Mmm, chicken and streaky bacon :afro:
Planning is an unnatural process - it is much more fun to do something.  The nicest thing about not planning is that failure comes as a complete surprise, rather than being preceded by a period of worry and depression. [Sir John Harvey-Jones]

Ed

Haven't added anything for a while, but I've been on the hunt for a nice Chinese curry recipe -- theirs tastes of aniseed kind of flavours you get in Chinese five spice, like star anise and fennel. However hard I try, I can't seem to get the authentic chinese takeaway curry flavour that my local used to do. It unfortunately closed a while ago, and none of the others that are left behind compare favourably. There's a concentrated curry paste that most of the Chinese takeaways and chip shops use, by Wing Yip, and I've thought of trying that, but I reckon there must be a better way using spices.

Anyway, I haven't quite got there yet, but I found a spice recipe, and I've doctored it a bit, by adding a big strong clove of garlic, some soy sauce and white pepper. It tastes really good, but believe it or not, it's not at all hot -- there's little to no heat with it, but tons of flavour. Here's the recipe, if anybody fancies giving it a go.

8 chicken thighs (any cuts will do, but the dark meat is more flavoursome)
vegetable stock pot (knorr, but any stock will do)
chicken stock cube
1 large onion
olive oil for frying
salt
1 large clove garlic, or two small ones
Handful of chopped mushrooms
Handful of fresh peas
tablespoon soy sauce
Approx 1 litre of boiling water (if not using this quantity of stock) to cover
3 tsp cornflour

A quarter of this resulting powder, or two teaspoonfuls:

2 tsp ground tumeric
2 tsp coriander seeds
1 tsp black peppercorns
12 whole cloves
1.5 tsp cumin seeds
1 tsp cardamom seeds (I didn't have these, so I missed them out)
1 tsp ground cinnamon
1 tsp fennel seeds
1.5 tsp fenugreek powder
0.5 tsp ground ginger
0.5 tsp ground cayenne pepper
1 tsp chilli powder
1 tsp ground white pepper

***

Stick the oven on about 170C

Chuck all the spices in a pestle and mortar, grind them to a fairly fine powder -- you'll still be left with a few husks, but they won't hurt. Heat the oil until just about smoking in a cast iron casserole dish, then add the spices, stir around. Add the chopped onion and garlic. Give it a minute or two, keeping it moving, then add the chicken pieces. Fry them off for four or five minutes, keeping them moving from time to time. Chuck in your chopped mushrooms. Pour on boiling water -- enough to cover the chicken pieces, or boiling liquid stock, whichever you've got to hand. If you've used water, add a couple of stock cubes -- I used a vegetable stock pot and a chicken stock cube. Chuck in your soy sauce, a teaspoon or two of oyster sauce if you've got some, give it a stir, put the lid on and slam it in the oven for a couple of hours -- longer wont hurt, but I'd lower the temp to 150C if you're giving it much longer.

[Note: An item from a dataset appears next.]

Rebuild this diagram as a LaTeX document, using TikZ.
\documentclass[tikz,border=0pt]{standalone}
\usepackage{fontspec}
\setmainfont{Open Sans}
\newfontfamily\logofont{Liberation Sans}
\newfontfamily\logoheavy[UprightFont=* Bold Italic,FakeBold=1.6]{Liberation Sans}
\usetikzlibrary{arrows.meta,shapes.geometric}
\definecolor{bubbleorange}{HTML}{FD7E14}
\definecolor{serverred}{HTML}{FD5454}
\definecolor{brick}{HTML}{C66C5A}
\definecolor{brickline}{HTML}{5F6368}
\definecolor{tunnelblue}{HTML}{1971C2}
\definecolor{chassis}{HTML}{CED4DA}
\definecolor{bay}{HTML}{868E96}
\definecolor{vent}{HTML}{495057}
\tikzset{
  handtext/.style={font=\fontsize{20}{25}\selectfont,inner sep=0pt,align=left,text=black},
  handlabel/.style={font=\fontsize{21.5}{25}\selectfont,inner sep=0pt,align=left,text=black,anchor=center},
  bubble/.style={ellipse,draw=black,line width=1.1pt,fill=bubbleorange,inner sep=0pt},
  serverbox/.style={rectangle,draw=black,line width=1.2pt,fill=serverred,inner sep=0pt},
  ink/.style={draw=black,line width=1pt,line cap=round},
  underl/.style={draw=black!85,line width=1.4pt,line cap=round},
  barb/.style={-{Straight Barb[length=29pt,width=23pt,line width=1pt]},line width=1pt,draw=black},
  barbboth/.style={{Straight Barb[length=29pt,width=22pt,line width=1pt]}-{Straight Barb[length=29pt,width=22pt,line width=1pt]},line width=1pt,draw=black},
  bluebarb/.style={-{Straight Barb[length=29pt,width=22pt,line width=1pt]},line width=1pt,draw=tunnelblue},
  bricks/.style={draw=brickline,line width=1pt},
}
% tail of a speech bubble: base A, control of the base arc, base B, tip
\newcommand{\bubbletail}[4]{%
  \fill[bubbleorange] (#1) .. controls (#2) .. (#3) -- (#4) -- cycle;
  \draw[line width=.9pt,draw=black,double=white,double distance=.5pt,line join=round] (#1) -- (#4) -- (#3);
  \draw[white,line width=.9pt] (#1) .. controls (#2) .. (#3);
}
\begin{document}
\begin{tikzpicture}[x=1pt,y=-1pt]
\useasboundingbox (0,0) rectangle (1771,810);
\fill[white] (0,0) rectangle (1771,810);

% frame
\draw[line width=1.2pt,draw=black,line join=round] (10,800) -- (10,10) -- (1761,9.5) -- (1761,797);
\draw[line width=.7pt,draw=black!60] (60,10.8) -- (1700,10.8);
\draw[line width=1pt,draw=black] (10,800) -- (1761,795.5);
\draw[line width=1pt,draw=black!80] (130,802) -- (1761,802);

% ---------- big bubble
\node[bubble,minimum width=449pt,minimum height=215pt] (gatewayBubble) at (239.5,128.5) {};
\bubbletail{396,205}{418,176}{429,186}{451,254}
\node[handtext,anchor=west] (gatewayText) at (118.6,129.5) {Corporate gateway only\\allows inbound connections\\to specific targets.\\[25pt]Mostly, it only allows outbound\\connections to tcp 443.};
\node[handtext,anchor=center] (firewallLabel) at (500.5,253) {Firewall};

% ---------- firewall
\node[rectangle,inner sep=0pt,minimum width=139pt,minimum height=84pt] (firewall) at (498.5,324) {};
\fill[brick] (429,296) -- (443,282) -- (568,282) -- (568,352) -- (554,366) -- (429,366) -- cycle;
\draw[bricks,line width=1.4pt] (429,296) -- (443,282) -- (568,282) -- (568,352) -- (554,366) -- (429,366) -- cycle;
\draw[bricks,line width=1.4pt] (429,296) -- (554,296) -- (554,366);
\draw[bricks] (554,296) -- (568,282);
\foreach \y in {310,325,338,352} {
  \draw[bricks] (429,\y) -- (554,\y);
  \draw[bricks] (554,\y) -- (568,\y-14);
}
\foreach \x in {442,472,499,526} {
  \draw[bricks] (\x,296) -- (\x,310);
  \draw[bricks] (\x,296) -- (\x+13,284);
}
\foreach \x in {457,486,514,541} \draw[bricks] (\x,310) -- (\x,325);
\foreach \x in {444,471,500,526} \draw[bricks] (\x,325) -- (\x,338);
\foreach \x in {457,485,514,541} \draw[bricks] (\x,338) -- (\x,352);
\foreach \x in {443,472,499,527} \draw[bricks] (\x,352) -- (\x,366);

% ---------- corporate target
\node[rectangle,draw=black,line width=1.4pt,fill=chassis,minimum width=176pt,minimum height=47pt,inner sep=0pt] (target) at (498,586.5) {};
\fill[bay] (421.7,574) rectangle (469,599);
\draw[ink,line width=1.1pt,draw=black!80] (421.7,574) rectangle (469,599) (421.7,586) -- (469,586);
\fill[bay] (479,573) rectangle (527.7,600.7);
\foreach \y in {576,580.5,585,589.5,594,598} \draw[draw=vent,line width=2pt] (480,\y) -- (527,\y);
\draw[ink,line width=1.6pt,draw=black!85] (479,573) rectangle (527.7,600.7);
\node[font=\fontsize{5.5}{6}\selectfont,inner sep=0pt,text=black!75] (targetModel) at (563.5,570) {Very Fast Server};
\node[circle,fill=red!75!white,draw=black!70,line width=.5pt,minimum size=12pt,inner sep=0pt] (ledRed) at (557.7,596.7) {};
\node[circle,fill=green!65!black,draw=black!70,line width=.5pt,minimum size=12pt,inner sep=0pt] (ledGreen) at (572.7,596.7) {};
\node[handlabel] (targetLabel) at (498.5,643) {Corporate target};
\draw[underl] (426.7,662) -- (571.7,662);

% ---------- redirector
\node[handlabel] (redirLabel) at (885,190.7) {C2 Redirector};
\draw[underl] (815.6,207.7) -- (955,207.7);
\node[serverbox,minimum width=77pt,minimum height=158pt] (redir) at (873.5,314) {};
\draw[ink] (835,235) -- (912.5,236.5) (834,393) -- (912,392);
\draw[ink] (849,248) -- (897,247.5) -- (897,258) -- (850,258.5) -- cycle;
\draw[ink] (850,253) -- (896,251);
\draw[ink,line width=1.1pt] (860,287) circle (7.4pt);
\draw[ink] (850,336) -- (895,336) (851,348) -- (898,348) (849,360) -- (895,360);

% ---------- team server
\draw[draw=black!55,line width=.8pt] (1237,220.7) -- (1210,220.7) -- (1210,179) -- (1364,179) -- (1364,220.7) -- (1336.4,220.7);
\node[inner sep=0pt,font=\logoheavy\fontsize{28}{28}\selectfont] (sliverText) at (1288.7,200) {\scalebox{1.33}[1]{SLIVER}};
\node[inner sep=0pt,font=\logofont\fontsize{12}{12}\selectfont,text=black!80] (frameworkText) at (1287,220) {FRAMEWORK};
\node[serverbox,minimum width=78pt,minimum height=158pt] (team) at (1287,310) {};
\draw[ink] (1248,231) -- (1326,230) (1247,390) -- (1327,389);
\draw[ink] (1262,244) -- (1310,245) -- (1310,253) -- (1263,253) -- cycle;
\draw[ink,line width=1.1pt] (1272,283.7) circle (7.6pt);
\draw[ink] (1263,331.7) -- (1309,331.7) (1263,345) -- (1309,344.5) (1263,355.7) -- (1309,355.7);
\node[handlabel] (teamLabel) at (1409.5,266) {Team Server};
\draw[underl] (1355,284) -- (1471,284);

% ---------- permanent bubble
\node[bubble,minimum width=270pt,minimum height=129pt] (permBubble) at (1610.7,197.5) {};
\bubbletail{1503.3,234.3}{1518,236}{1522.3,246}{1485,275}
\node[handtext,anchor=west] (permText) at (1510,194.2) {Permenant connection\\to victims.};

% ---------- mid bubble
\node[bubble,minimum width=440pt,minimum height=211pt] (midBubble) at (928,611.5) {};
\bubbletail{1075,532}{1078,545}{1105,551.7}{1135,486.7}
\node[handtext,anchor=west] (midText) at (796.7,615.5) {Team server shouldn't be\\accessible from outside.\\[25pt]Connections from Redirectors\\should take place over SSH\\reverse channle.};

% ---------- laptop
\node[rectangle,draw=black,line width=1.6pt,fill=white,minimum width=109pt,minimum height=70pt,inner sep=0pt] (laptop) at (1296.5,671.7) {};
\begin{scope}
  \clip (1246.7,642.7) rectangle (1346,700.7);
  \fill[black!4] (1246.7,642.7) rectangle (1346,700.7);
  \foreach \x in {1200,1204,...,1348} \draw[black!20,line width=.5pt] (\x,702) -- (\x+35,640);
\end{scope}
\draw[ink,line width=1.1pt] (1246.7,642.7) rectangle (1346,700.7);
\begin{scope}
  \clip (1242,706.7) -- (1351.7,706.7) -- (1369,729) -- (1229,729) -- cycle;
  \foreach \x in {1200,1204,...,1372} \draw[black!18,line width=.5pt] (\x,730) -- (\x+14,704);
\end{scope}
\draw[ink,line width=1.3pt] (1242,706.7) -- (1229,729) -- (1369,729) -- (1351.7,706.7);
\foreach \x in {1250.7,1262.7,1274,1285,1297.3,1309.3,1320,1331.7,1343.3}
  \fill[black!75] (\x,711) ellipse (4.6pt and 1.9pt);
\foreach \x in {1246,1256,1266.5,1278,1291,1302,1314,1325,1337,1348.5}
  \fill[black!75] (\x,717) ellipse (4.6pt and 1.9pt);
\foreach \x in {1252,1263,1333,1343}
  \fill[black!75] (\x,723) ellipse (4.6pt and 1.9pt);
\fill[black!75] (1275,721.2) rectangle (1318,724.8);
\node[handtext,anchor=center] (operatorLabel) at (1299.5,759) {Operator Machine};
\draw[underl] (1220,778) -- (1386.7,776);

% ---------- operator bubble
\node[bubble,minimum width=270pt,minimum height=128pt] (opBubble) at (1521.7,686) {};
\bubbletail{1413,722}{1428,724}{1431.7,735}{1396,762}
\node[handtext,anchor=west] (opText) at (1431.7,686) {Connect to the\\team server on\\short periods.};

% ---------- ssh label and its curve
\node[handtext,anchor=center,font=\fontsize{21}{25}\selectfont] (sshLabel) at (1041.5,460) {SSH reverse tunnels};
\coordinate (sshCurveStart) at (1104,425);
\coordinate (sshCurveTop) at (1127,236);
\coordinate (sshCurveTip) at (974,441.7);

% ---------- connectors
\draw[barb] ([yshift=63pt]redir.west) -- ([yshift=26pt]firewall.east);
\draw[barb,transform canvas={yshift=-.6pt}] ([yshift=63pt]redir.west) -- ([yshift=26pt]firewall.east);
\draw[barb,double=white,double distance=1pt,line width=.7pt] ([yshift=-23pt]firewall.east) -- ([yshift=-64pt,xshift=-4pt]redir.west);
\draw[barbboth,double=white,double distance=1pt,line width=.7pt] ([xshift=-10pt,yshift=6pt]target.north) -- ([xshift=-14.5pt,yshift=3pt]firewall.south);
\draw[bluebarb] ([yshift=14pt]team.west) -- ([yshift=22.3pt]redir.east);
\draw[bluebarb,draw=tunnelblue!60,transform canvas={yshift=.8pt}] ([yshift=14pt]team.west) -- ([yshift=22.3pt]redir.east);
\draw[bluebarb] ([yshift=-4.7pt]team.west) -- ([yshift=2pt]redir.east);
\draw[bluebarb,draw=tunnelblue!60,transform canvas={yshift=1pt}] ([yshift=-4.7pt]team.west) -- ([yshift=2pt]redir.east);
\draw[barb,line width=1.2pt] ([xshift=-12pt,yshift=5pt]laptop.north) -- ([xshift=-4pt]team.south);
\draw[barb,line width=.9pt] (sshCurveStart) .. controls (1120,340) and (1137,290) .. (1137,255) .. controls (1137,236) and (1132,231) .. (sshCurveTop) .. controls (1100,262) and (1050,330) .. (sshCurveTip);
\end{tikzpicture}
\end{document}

When you're ready to serve it, chuck in your frozen peas, add a bit of water to your cornflour, mix to milk consistency, then use it to thicken your sauce. Serve with boiled or fried rice. It isn't bad on a jacket spud, either. So if you're out for a few hours you could stick a few spuds in the oven with your casserole dish and come home to a ready meal.

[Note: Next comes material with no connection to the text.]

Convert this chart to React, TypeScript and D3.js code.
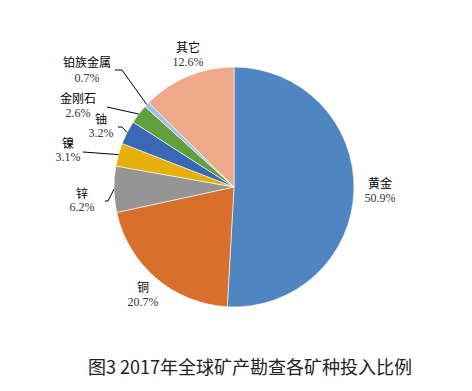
import React from 'react';
import * as d3 from 'd3';

const categories = ['黄金', '铜', '锌', '镍', '铀', '金刚石', '铂族金属', '其它'];
const shares = [50.9, 20.7, 6.2, 3.1, 3.2, 2.6, 0.7, 12.6];
const pctLabels = ['50.9%', '20.7%', '6.2%', '3.1%', '3.2%', '2.6%', '0.7%', '12.6%'];
const title = '图3 2017年全球矿产勘查各矿种投入比例';

const colors = ['#4f86c1', '#d8702c', '#959595', '#e5b00c', '#3a68b5', '#62a03e', '#9ec3e4', '#f0a88a'];

// label placement relative to pie centre: [x, nameY, pctY]
const labelPos: [number, number, number][] = [
    [146, -4, 11],
    [-91, 100, 115],
    [-152, 6, 20],
    [-166, -44, -30],
    [-133, -68, -54],
    [-156, -89, -74],
    [-147, -125, -109],
    [-46, -140, -125]
];

// leader line bends (after the arc point), relative to centre
const leaders: ([number, number][] | null)[] = [
    null,
    null,
    [[-126, 14], [-129, 14]],
    [[-151, -35]],
    [[-112, -60], [-116, -60]],
    [[-127, -80]],
    [[-112, -117], [-119, -117]],
    null
];

const width = 472;
const height = 391;
const cx = 234;
const cy = 187;
const radius = 120;

export default function App() {
    const pie = d3.pie<number>().sort(null).value((d) => d);
    const arcs = pie(shares);
    const arc = d3.arc<d3.PieArcDatum<number>>().innerRadius(0).outerRadius(radius);
    const line = d3.line();

    const edgePoint = (a: d3.PieArcDatum<number>): [number, number] => {
        const mid = (a.startAngle + a.endAngle) / 2;
        return [radius * Math.sin(mid), -radius * Math.cos(mid)];
    };

    const labelFont = '"Liberation Serif", "Noto Sans CJK SC", serif';

    return (
        <svg width={width} height={height}
            style={{position: 'absolute', left: 0, top: 0, background: '#fff'}}>
            <g transform={`translate(${cx}, ${cy})`}>
                {arcs.map((a, i) => (
                    <path key={categories[i]} d={arc(a) || ''} fill={colors[i]}
                        stroke="#fff" strokeWidth={0.6} />
                ))}
                {arcs.map((a, i) => {
                    const bends = leaders[i];
                    if (!bends) return null;
                    const pts: [number, number][] = [edgePoint(a), ...bends];
                    return <path key={'l' + i} d={line(pts) || ''} fill="none" stroke="#000" strokeWidth={1} />;
                })}
                {categories.map((c, i) => (
                    <g key={'t' + i} fontFamily={labelFont} fontSize={12} textAnchor="middle">
                        <text x={labelPos[i][0]} y={labelPos[i][1] + 5} fill="#000">{c}</text>
                        <text x={labelPos[i][0]} y={labelPos[i][2] + 4} fill="#333">{pctLabels[i]}</text>
                    </g>
                ))}
            </g>
            <text x={250} y={374} textAnchor="middle" fontSize={18}
                fontFamily='"Noto Sans CJK SC", sans-serif' fill="#222">{title}</text>
        </svg>
    );
}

It's very tasty, without any heat, believe it or not. If you want a bit of heat, you could add more white pepper and chilli powder, I suppose. I haven't tried making it hotter, yet, so you're on your own with that one.

Enjoy :afro:
Planning is an unnatural process - it is much more fun to do something.  The nicest thing about not planning is that failure comes as a complete surprise, rather than being preceded by a period of worry and depression. [Sir John Harvey-Jones]

Ed

I make quite a lot of spag-bols, and I've gradually perfected a recipe that I like and also goes down well with two thirds of the family (my youngest whines that it's too tomatoey, even though he smothers every meal in disturbing quantities of tomato ketchup -- I think he's just being an awkward git.

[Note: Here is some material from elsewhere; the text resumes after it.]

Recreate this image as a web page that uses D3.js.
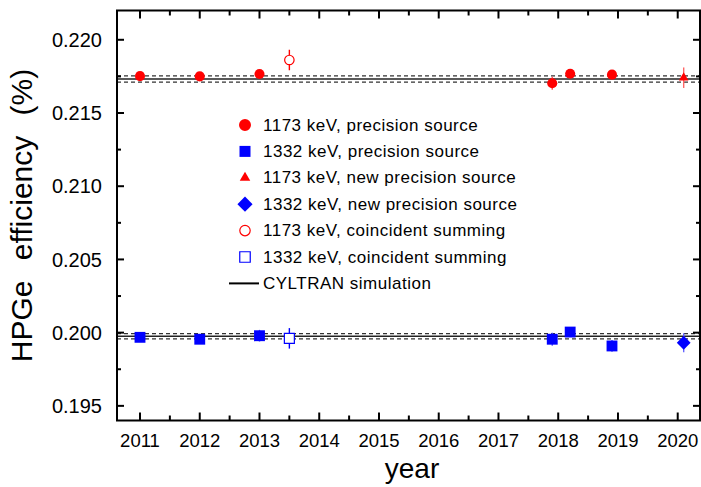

1 lb good quality mince, preferably steak
1 medium/large onion, finely sliced
2 beef oxo cubes, or a couple pints of good beef stock
2 cans of decent quality chopped tomatoes
1 teaspoon of tomato puree
1 tablespoon tomato ketchup
1 teaspoon sugar
1 teaspoon dried savoury
1 teaspoon dried oregano (six fresh stalks is better)
1 teaspoon dried basil (handful of fresh leaves is better)
4 finely chopped anchovy fillets
Salt and pepper to taste

Method:

Brown the mince, remove from pan and set aside. Cook the onion in the same pan with a drop of olive oil and knob of butter. Grind a pinch of salt onto the onions, to encourage them to let their juices out. Let the onions get a bit of colour, then chuck in the canned tomatoes, puree, and ketchup. It's also good to add a teaspoon of sugar at this point, to take away the sourness tang of the tomatoes. Chuck in the herbs, anchovies, mince meat and stock, or cubes and water enough to cover. If you've used 2 pints of real stock, you're going to have to reduce it a fair bit before you get the right consistency, so don't add 2 pints of water -- about half that would be fine with 2 stock cubes.

Let it simmer for as long as practical. 2 Hours is a good minimum. Don't worry about the anchovies -- the spagbol won't taste fishy. They just add a savoury depth of flavour. I sometimes put a clove or two of finely chopped garlic in, and a dash of whisky early in the cooking, for the same reason. It's good without, though. Sometimes simple is best.

What I do as well, is boil the spaghetti until tender, then add it dripping wet to the pan with the sauce in. The starch in the water thickens the sauce, and a good stir coats all the pasta nicely, ready to serve. Be careful of your seasoning, and only finalise it after the spaghetti is in the sauce, otherwise you can end up too heavy on the salt.

Dish it up with a good shaving of fresh parmesan on top, and a good grinding of fresh pepper, too. Lovely :smitten:
Planning is an unnatural process - it is much more fun to do something.  The nicest thing about not planning is that failure comes as a complete surprise, rather than being preceded by a period of worry and depression. [Sir John Harvey-Jones]

marc_chagall

Sounds yummy. You're quite right about the anchovies (though I would tend to use anchovy out of a tube, the way you get tomato puree in a tube for convenience) not making it fishy but adding a certain piquancy instead. If I were wanting to show off, I'd probably flambé the mince in brandy after browning, but that aside, I'd make it much the same.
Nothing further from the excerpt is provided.